Покидая сцену после десятиминутной игры, Раневская пела: «Корсетка моя…», пела песню, которую с ее подачи (в годы юности Фаина Георгиевна слышала ее в исполнении великого актера Владимира Николаевича Давыдова) ввел в спектакль Сергей Юрский, правда, по его замыслу песня должна была звучать в только финале. Сергей Юрьевич был против пения в первой сцене, ему хотелось неожиданно огорошить зрителя этой песней в финале, но переубедить Раневскую ему так и не удалось.
Вспоминает Константин Михайлов: «Уже на девятом десятке жизни Раневская сыграла еще одну роль. Ведь она все время думала о дальнейшей работе, хотела играть. Обижалась, горевала, когда, щадя ее здоровье, редко назначали спектакли с ее участием. И вот сыграла добрую, хлопотливую, трогательную, смешную, но в чем-то гордую старушку — няню Филицату в пьесе Островского «Правда — хорошо, а счастье лучше». Случилось так, что я был дежурным от художественного совета на том спектакле, когда она играла его в последний раз. Пристально следя за ней, я видел, как трудно ей все давалось. Но в зале звенел смех, раздавались аплодисменты на каждое ее появление, на каждый уход со сцены — все было как всегда».

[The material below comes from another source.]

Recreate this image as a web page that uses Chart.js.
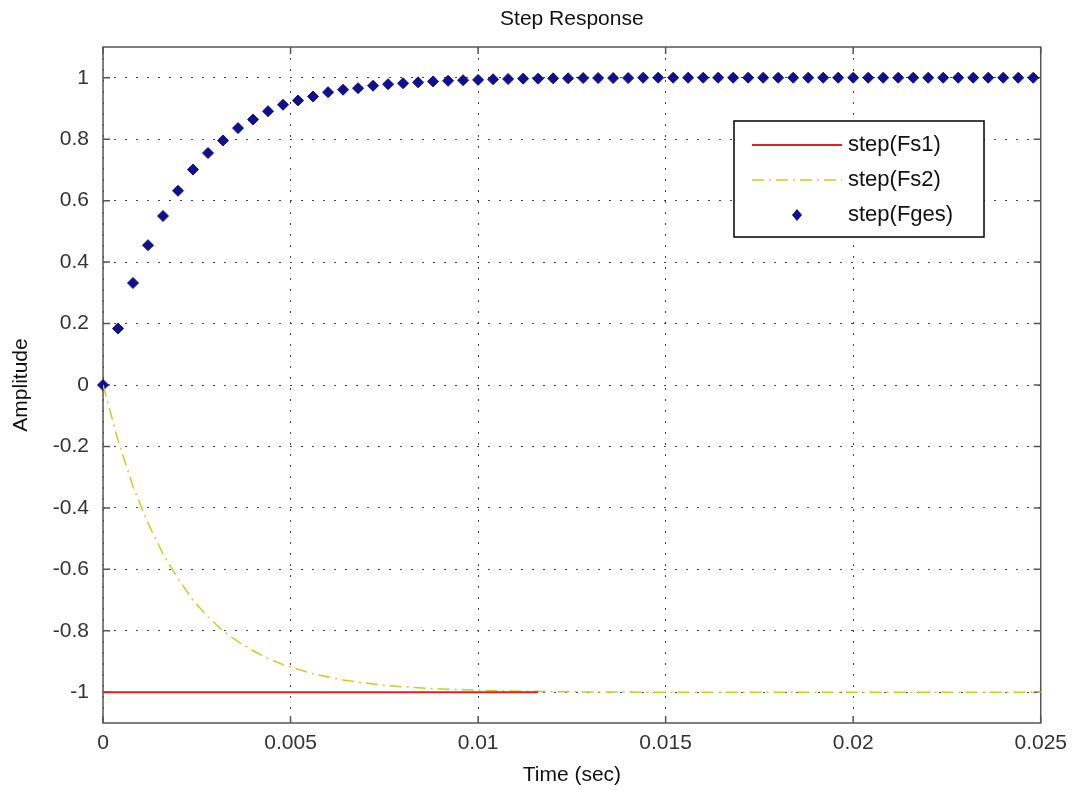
<!DOCTYPE html>
<html>
<head>
<meta charset="utf-8">
<title>Step Response</title>
<script src="https://cdn.jsdelivr.net/npm/chart.js@4.4.1/dist/chart.umd.min.js"></script>
<style>
  body { margin: 0; background: #fff; }
  canvas { display: block; }
</style>
</head>
<body>
<canvas id="step-chart" width="1075" height="796"></canvas>
<script>
// Данные
const stepTimes = [
    0, 0.0004, 0.0008, 0.0012, 0.0016, 0.002, 0.0024, 0.0028, 0.0032, 0.0036,
    0.004, 0.0044, 0.0048, 0.0052, 0.0056, 0.006, 0.0064, 0.0068, 0.0072, 0.0076,
    0.008, 0.0084, 0.0088, 0.0092, 0.0096, 0.01, 0.0104, 0.0108, 0.0112, 0.0116,
    0.012, 0.0124, 0.0128, 0.0132, 0.0136, 0.014, 0.0144, 0.0148, 0.0152, 0.0156,
    0.016, 0.0164, 0.0168, 0.0172, 0.0176, 0.018, 0.0184, 0.0188, 0.0192, 0.0196,
    0.02, 0.0204, 0.0208, 0.0212, 0.0216, 0.022, 0.0224, 0.0228, 0.0232, 0.0236,
    0.024, 0.0244, 0.0248
];
const fgesValues = [
    0, 0.184, 0.332, 0.455, 0.550, 0.632, 0.701, 0.755, 0.796, 0.836,
    0.864, 0.891, 0.912, 0.926, 0.939, 0.953, 0.961, 0.966, 0.974, 0.979,
    0.982, 0.985, 0.988, 0.990, 0.992, 0.993, 0.995, 0.996, 0.997, 0.997,
    0.998, 0.998, 0.999, 0.999, 0.999, 0.999, 1, 1, 1, 1,
    1, 1, 1, 1, 1, 1, 1, 1, 1, 1,
    1, 1, 1, 1, 1, 1, 1, 1, 1, 1,
    1, 1, 1
];
const fs2Times = stepTimes.concat([0.025]);
const fs2Values = [
    0, -0.18, -0.33, -0.45, -0.55, -0.63, -0.70, -0.755, -0.80, -0.835,
    -0.865, -0.89, -0.91, -0.925, -0.94, -0.95, -0.96, -0.967, -0.973, -0.978,
    -0.982, -0.985, -0.988, -0.99, -0.992, -0.993, -0.995, -0.996, -0.997, -0.997,
    -0.998, -0.998, -0.999, -0.999, -0.999, -0.999, -1, -1, -1, -1,
    -1, -1, -1, -1, -1, -1, -1, -1, -1, -1,
    -1, -1, -1, -1, -1, -1, -1, -1, -1, -1,
    -1, -1, -1, -1
];
const fs1Times = [0, 0.0116];
const fs1Values = [-1, -1];

const xTicks = [0, 0.005, 0.01, 0.015, 0.02, 0.025];
const yTicks = [-1, -0.8, -0.6, -0.4, -0.2, 0, 0.2, 0.4, 0.6, 0.8, 1];
const seriesNames = ['step(Fs1)', 'step(Fs2)', 'step(Fges)'];

const FONT = '"Liberation Sans", Arial, sans-serif';
const RED = '#e02020';
const YELLOW = '#cccc22';
const BLUE = '#10108c';

function toPoints(xs, ys) {
    return xs.map((x, i) => ({ x: x, y: ys[i] }));
}

// Рамка и засечки внутрь — под данными, легенда и заголовок — сверху
const framePlugin = {
    id: 'frame',
    beforeDatasetsDraw(chart) {
        const ctx = chart.ctx;
        const a = chart.chartArea;
        const xs = chart.scales.x;
        const ys = chart.scales.y;
        ctx.save();
        ctx.strokeStyle = '#555';
        ctx.lineWidth = 1.5;
        ctx.strokeRect(a.left, a.top, a.right - a.left, a.bottom - a.top);
        ctx.beginPath();
        xTicks.forEach(v => {
            const px = xs.getPixelForValue(v);
            ctx.moveTo(px, a.bottom); ctx.lineTo(px, a.bottom - 7);
            ctx.moveTo(px, a.top); ctx.lineTo(px, a.top + 7);
        });
        yTicks.forEach(v => {
            const py = ys.getPixelForValue(v);
            ctx.moveTo(a.left, py); ctx.lineTo(a.left + 7, py);
            ctx.moveTo(a.right, py); ctx.lineTo(a.right - 7, py);
        });
        ctx.stroke();
        ctx.restore();
    },
    afterDatasetsDraw(chart) {
        const ctx = chart.ctx;
        ctx.save();
        // легенда
        const bx = 734, by = 121, bw = 250, bh = 116;
        ctx.fillStyle = '#fff';
        ctx.fillRect(bx, by, bw, bh);
        ctx.strokeStyle = '#000';
        ctx.lineWidth = 1.5;
        ctx.strokeRect(bx, by, bw, bh);
        const rows = [145, 180, 215];
        ctx.lineWidth = 2;
        ctx.strokeStyle = RED;
        ctx.beginPath(); ctx.moveTo(752, rows[0]); ctx.lineTo(842, rows[0]); ctx.stroke();
        ctx.lineWidth = 1.5;
        ctx.strokeStyle = YELLOW;
        ctx.setLineDash([12, 5, 2, 5]);
        ctx.beginPath(); ctx.moveTo(752, rows[1]); ctx.lineTo(842, rows[1]); ctx.stroke();
        ctx.setLineDash([]);
        ctx.fillStyle = BLUE;
        ctx.beginPath();
        ctx.moveTo(797, rows[2] - 6); ctx.lineTo(802, rows[2]);
        ctx.lineTo(797, rows[2] + 6); ctx.lineTo(792, rows[2]);
        ctx.closePath(); ctx.fill();
        ctx.fillStyle = '#111';
        ctx.font = '22px ' + FONT;
        ctx.textAlign = 'left';
        ctx.textBaseline = 'middle';
        seriesNames.forEach((name, i) => ctx.fillText(name, 848, rows[i]));
        ctx.restore();
    },
    afterDraw(chart) {
        const ctx = chart.ctx;
        const a = chart.chartArea;
        ctx.save();
        ctx.fillStyle = '#111';
        ctx.font = '21px ' + FONT;
        ctx.textAlign = 'center';
        ctx.textBaseline = 'middle';
        ctx.fillText('Step Response', (a.left + a.right) / 2, 19);
        ctx.restore();
    }
};

const ctx = document.getElementById('step-chart').getContext('2d');
const stepChart = new Chart(ctx, {
    type: 'line',
    data: {
        datasets: [
            {
                label: seriesNames[0],
                data: toPoints(fs1Times, fs1Values),
                borderColor: RED,
                borderWidth: 2,
                pointRadius: 0,
                fill: false
            },
            {
                label: seriesNames[1],
                data: toPoints(fs2Times, fs2Values),
                borderColor: YELLOW,
                borderWidth: 1.5,
                borderDash: [12, 5, 2, 5],
                pointRadius: 0,
                fill: false
            },
            {
                label: seriesNames[2],
                data: toPoints(stepTimes, fgesValues),
                showLine: false,
                clip: false,
                pointStyle: 'rectRot',
                pointRadius: 5.5,
                pointBackgroundColor: BLUE,
                pointBorderColor: BLUE,
                pointBorderWidth: 1
            }
        ]
    },
    options: {
        responsive: false,
        animation: false,
        layout: { padding: { top: 47, right: 29, left: 0, bottom: 0 } },
        plugins: {
            legend: { display: false },
            title: { display: false },
            tooltip: { enabled: false }
        },
        scales: {
            x: {
                type: 'linear',
                min: 0,
                max: 0.025,
                afterBuildTicks: scale => { scale.ticks = xTicks.map(v => ({ value: v })); },
                afterFit: scale => { scale.height = 73; },
                grid: { color: '#444', lineWidth: 1, drawTicks: false },
                border: { display: false, dash: [2, 9] },
                ticks: {
                    padding: 8,
                    color: '#333',
                    font: { family: FONT, size: 21 },
                    maxRotation: 0,
                    callback: v => String(v)
                },
                title: {
                    display: true,
                    text: 'Time (sec)',
                    color: '#111',
                    font: { family: FONT, size: 21 },
                    padding: { top: 0, bottom: 8 }
                }
            },
            y: {
                type: 'linear',
                min: -1.1,
                max: 1.1,
                afterBuildTicks: scale => { scale.ticks = yTicks.map(v => ({ value: v })); },
                afterFit: scale => { scale.width = 103; },
                grid: { color: '#444', lineWidth: 1, drawTicks: false },
                border: { display: false, dash: [2, 9] },
                ticks: {
                    padding: 14,
                    color: '#333',
                    font: { family: FONT, size: 21 },
                    callback: v => String(v)
                },
                title: {
                    display: true,
                    text: 'Amplitude',
                    color: '#111',
                    font: { family: FONT, size: 21 },
                    padding: { top: 9, bottom: 0 }
                }
            }
        }
    },
    plugins: [framePlugin]
});
</script>
</body>
</html>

В паузах Раневская не поднималась к себе в гримерную. Она предпочитала просиживать весь спектакль на сцене, за кулисами. Повторяла роль, не надеясь на слабеющую память, жаловалась Марии Дмитриевне на жизнь, да порой так громко, что голос ее был слышен на сцене. Юрский бросался наводить порядок, Фаина Георгиевна пугалась, закрывала рот руками, но через какое-то время все повторялось снова. В прежние времена она себе такого не позволяла.
Прав был поэт, сказавший:Года меняют лица —Другой на нихЛожится свет.

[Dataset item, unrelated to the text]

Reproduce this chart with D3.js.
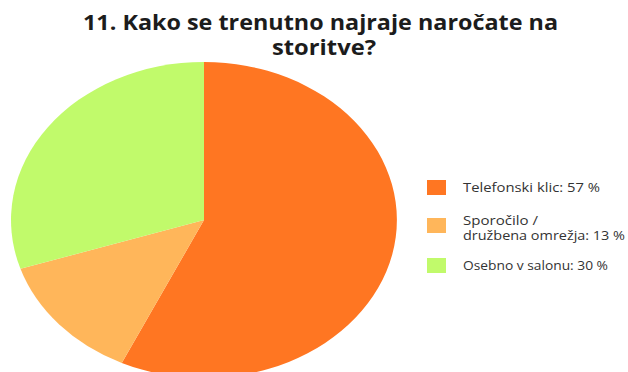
<!DOCTYPE html>
<html>
<head>
<meta charset="utf-8">
<script src="https://cdn.jsdelivr.net/npm/d3@7"></script>
<style>
  html, body { margin: 0; padding: 0; background: #ffffff; }
  svg { display: block; }
</style>
</head>
<body>
<svg id="chart" width="628" height="372"></svg>
<script>
// Survey question 11: preferred way of booking services
const titleLines = ["11. Kako se trenutno najraje naročate na", "storitve?"];
const categories = ["Telefonski klic", "Sporočilo / družbena omrežja", "Osebno v salonu"];
const legendLines = [["Telefonski klic: 57 %"], ["Sporočilo /", "družbena omrežja: 13 %"], ["Osebno v salonu: 30 %"]];
const values = [57, 13, 30];
const colors = ["#ff7622", "#ffb65a", "#c1fa6b"];

const svg = d3.select("#chart");

// Title: one text element, two centred lines
const titleSpec = [
  { y: 30, x0: 83, x1: 558 },
  { y: 55, x0: 272, x1: 376 }
];
svg.append("text")
  .style("font-family", "'Open Sans', sans-serif")
  .style("font-weight", "700")
  .style("font-size", "21px")
  .style("fill", "#1c1c1c")
  .selectAll("tspan")
  .data(titleLines)
  .join("tspan")
  .attr("x", (d, i) => titleSpec[i].x0)
  .attr("y", (d, i) => titleSpec[i].y)
  .attr("textLength", (d, i) => titleSpec[i].x1 - titleSpec[i].x0)
  .attr("lengthAdjust", "spacingAndGlyphs")
  .text(d => d);

// Pie, drawn as an ellipse by scaling a unit-radius arc
const cx = 204, cy = 220, rx = 193, ry = 158;
const pie = d3.pie().sort(null).value(d => d);
const arc = d3.arc().innerRadius(0).outerRadius(1);
const color = d3.scaleOrdinal().domain(categories).range(colors);

svg.append("g")
  .attr("transform", `translate(${cx},${cy}) scale(${rx},${ry})`)
  .selectAll("path")
  .data(pie(values))
  .join("path")
  .attr("d", arc)
  .attr("fill", (d, i) => color(categories[i]));

// Legend: swatch plus one or two lines of text per category
const legendLayout = [
  { sy: 180, ty: [192], w: [137] },
  { sy: 218, ty: [225, 240], w: [75, 162] },
  { sy: 258, ty: [270], w: [145] }
];
const item = svg.append("g")
  .selectAll("g")
  .data(categories)
  .join("g");

item.append("rect")
  .attr("x", 427)
  .attr("y", (d, i) => legendLayout[i].sy)
  .attr("width", 19)
  .attr("height", 15)
  .attr("fill", d => color(d));

item.each(function (d, i) {
  const t = d3.select(this).append("text")
    .style("font-family", "'Open Sans', sans-serif")
    .style("font-size", "13.5px")
    .style("fill", "#333333");
  t.selectAll("tspan")
    .data(legendLines[i])
    .join("tspan")
    .attr("x", 463)
    .attr("y", (line, j) => legendLayout[i].ty[j])
    .attr("textLength", (line, j) => legendLayout[i].w[j])
    .attr("lengthAdjust", "spacingAndGlyphs")
    .text(line => line);
});
</script>
</body>
</html>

«Фаина Георгиевна никогда не концертировала соло, — писал Сергей Юрский. — Никогда не выходила на сцену одна, хотя массу всего знала наизусть и дома читала великолепно. У нее действительно была какая-то абсолютная необходимость в партнере. Все, что в фас, все, что прямо в зал, ей казалось нескромным, недопустимым. Все, что в профиль, освобождало от груза ответственности и давало импульс к игре. Но Раневская остро и очень профессионально чувствовала реакцию зала, великолепно ощущала приливы и отливы внимания. Зал нужно «взять» — значит «отпустить» партнера и направить энергию прямо на зрителей. Зал взят. Но это «нескромно» и не по системе — смотреть в зал. И снова Раневская вертит партнером, будто ищет точку, где сольются наконец две противоположности и партнер станет залом — близким, послушным, а зал станет партнером — понимающим, реагирующим. Как живописец преодолевает плоскость полотна и создает перспективу картины, так Раневская зримо преодолевала условность театра в поиске секунды подлинного или, вернее, сверхподлинного момента жизни…

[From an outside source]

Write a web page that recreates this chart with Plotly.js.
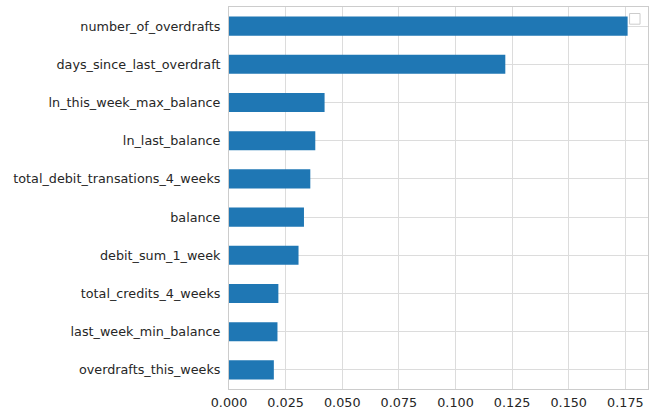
<!DOCTYPE html>
<html>
<head>
<meta charset="utf-8">
<script src="https://cdn.plot.ly/plotly-3.0.1.min.js"></script>
<style>html,body{margin:0;padding:0;background:#fff;}#chart{width:652px;height:412px;}</style>
</head>
<body>
<div id="chart"></div>
<script>
const features = [
  "overdrafts_this_weeks",
  "last_week_min_balance",
  "total_credits_4_weeks",
  "debit_sum_1_week",
  "balance",
  "total_debit_transations_4_weeks",
  "ln_last_balance",
  "ln_this_week_max_balance",
  "days_since_last_overdraft",
  "number_of_overdrafts"
];
const importances = [0.0198, 0.0214, 0.0218, 0.0307, 0.0331, 0.0359, 0.0381, 0.0422, 0.122, 0.176];
const xTicks = [0, 0.025, 0.05, 0.075, 0.1, 0.125, 0.15, 0.175];

const trace = {
  type: 'bar',
  orientation: 'h',
  y: features,
  x: importances,
  width: 0.5,
  marker: {color: '#1f77b4', line: {width: 0}},
  showlegend: false,
  hoverinfo: 'none'
};

const layout = {
  width: 652,
  height: 412,
  margin: {l: 229, r: 4, t: 7, b: 23, pad: 0},
  paper_bgcolor: '#ffffff',
  plot_bgcolor: '#ffffff',
  font: {family: 'DejaVu Sans', size: 12.75, color: '#262626'},
  showlegend: false,
  xaxis: {
    range: [0, 0.185],
    tickvals: xTicks,
    tickformat: '.3f',
    showgrid: true,
    gridcolor: '#dcdcdc',
    gridwidth: 1,
    zeroline: false,
    showline: true,
    mirror: true,
    linecolor: '#cccccc',
    linewidth: 1,
    ticks: '',
    ticklen: 0,
    ticklabelstandoff: 2,
    fixedrange: true
  },
  yaxis: {
    type: 'category',
    range: [-0.5, 9.5],
    showgrid: true,
    gridcolor: '#dcdcdc',
    gridwidth: 1,
    zeroline: false,
    showline: true,
    mirror: true,
    linecolor: '#cccccc',
    linewidth: 1,
    ticks: '',
    ticklen: 0,
    ticklabelstandoff: 5,
    fixedrange: true
  },
  shapes: [{
    type: 'rect',
    xref: 'paper', yref: 'paper',
    x0: 0.956, x1: 0.981, y0: 0.955, y1: 0.983,
    line: {color: '#cccccc', width: 1},
    fillcolor: '#ffffff',
    layer: 'above'
  }]
};

Plotly.newPlot('chart', [trace], layout, {displayModeBar: false, staticPlot: true});
</script>
</body>
</html>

Ей самой очень хотелось что-нибудь учудить. Эх, текста для этого нет. Замечательную роль написал А.Н. Островский. Но не для Раневской. Ей бы Грознова играть! Вот тут бы она выдала, да жаль — роль мужская. Ну ладно, текста нет, но есть же интонация! Есть жест, есть глаза! Чудить — не чудила, а желание в них светилось. И так объемно все звучало, и с хитрецой, и с подколом, и по-доброму: «…вы, отдохнувши, сегодня же понаведайтесь к воротам. У нас завсегда либо дворник, либо кучер, либо садовник у ворот сидят; поговорите с ними, позовите их в трактир, попотчуйте хорошенько! Своих-то денег вам тратить не к чему, да вы и не любите, я знаю; так вот вам на угощение!» И рублик шмяк на стол. Тот самый, что на мышьяк был дан. Вот он куда пойдет.
«Расскажите, в каких вы стражениях стражались…» А Грознов глухим прикинулся, руку трубочкой к уху тянет (кстати, это мне Раневская предложила). Она наклонилась и уже с открытым смехом гаркнула: «В каких стражениях стражались!!!» — что ж ты, дескать, старый черт, совсем уж собственное геройство позабыл?»
В этом спектакле у Раневской было много текста, и она очень боялась что-то забыть. Мария Дмитриевна стояла во время выходов Фаины Георгиевны за кулисами с пьесой в руках и во время пауз, которые Фаина Григорьевна делала специально, подсказывала ей текст. Порой она от усердия высовывалась так, что ее голова была видна из зала, или даже выходила на сцену. Однажды в подобной ситуации Раневская сказала ей: «Милочка, успокойтесь, этот текст я знаю». Зрители восприяли все происходившее как должное. Решили, наверное, что так и было задумано.